Shortly after the meeting, I spoke to Jim Scheibel—a professor of public administration, the chair of the faculty council, and a former mayor of St. Paul—who told me, “There are many things I really respected and admired from President Miller, and I think the relations she’s built with some of the students is a big plus.” But he went on, “Hamline is hurting. There is repair that has to be done, but the university is built on a great foundation. It’s the oldest university in Minnesota. The faculty do not believe President Miller is the one to take us through restoring the reputation we once had.”
Hamline media relations did not have a statement in time for publication.
On January 17, the board of trustees got involved and issued a joint statement that struck a more conciliatory tone:
Based on all that we have learned, we have determined that our usage of the term “Islamophobic” was therefore flawed. We strongly support academic freedom for all members of the Hamline community. We also believe that academic freedom and support for students can and should co-exist. How this duality is exemplified on our campuses, especially in the current multicultural environment in which we live, is an exciting, robust, and honest conversation for academics, intellectuals, students, and the public to have.
(The chair of the board of trustees did not respond to a request for comment.)
The faculty statement will not be the last word. The president is unlikely to resign. The board clearly is involved, but it’s unclear what it can and will do. And most of all, the students will have their say. On Monday, the day before the faculty meeting, the Muslim Student Association sent a letter to all faculty, thanking the “Administration (President Miller, Dean Marcela, Andy, David & Patti), Athletic Department, Some of faculty/staff members from School of Education, As well as few other faculty Members.” The letter also criticized “the strange silence from many faculty members” in the wake of the October 6 incident. The professors I spoke with would disagree, pointing instead to the way they have been cut out of the process, notified after the press about forthcoming statements, and generally sidelined.
After the meeting, English professor Reynolds told me that this isn’t the first time in Hamline’s history that the faculty have voted no-confidence in their president. “Sometime in [the 1930s], there was a vote of no confidence, and a faculty member was put in as interim president for a couple of years,” he said. “It’s talked about with a kind of lore…‘back when shared governance worked.’”

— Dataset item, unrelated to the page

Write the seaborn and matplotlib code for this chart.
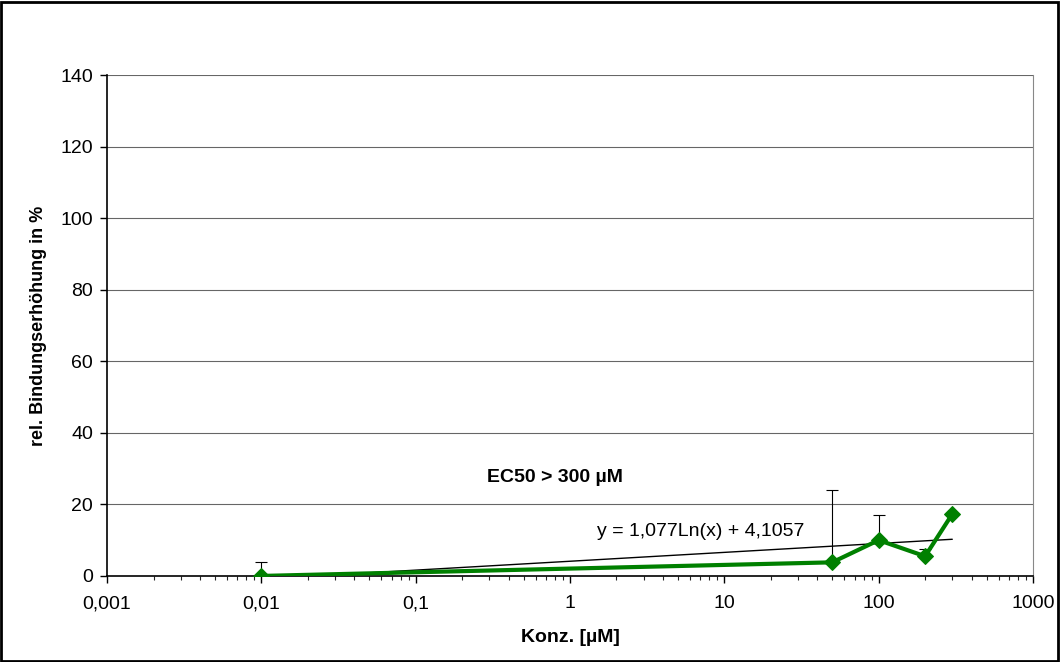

That’s his hope for what comes next: an interim president. A process to build a stronger shared governance between administration, faculty, staff, and students. A university where everyone is involved. He told me he “didn’t walk out of the meeting aglow with happiness. [Everyone is] unhappy we’re at this juncture. But faculty deliberations were strong and clear and expressed different opinions. I wanted us to hear one another, and I think we did.” He ended the interview making clear that he knew this wasn’t over. As faculty, he said, “we have a lot of work to do.”